To summarise, Merton believed the pressure exerted on people to succeed, a strain to anomie, meant that if they didn’t they would act normlessly to cope, and this could manifest itself in any of the 5 ways shown above.
Evaluation of Merton
– Some critics argue that actually society might not have a value consensus, so how can people feel pressured by it if the value consensus doesn’t exist.
– Also people say that Merton exaggerates working class crime and ignores white-collar crime committed by the wealthy in society.
– The biggest criticism of Merton’s work is that it doesn’t explain why people commit crimes that can’t be explained by a strain to anomie.
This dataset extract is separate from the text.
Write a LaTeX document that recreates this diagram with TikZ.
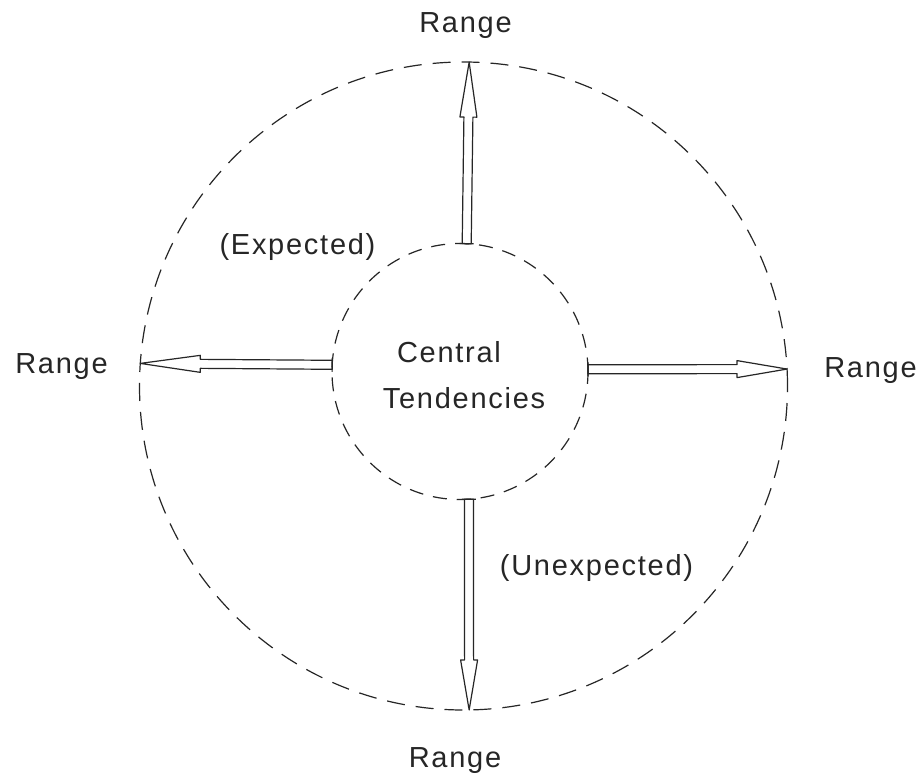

For example freedom fighters who act criminally because of commitment rather than the effects of anomie.
+ However, evidence shows that after communist countries moved to free market economies (which stress the importance of individual material success) crime rates have rocketed. Similarly, as the UK moved to Thatcherism (which again places more value on material success and hard work) crime rates increased. This suggests that the strain to achieve what society considers ‘success’ can lead to crime, so it supports Merton’s view.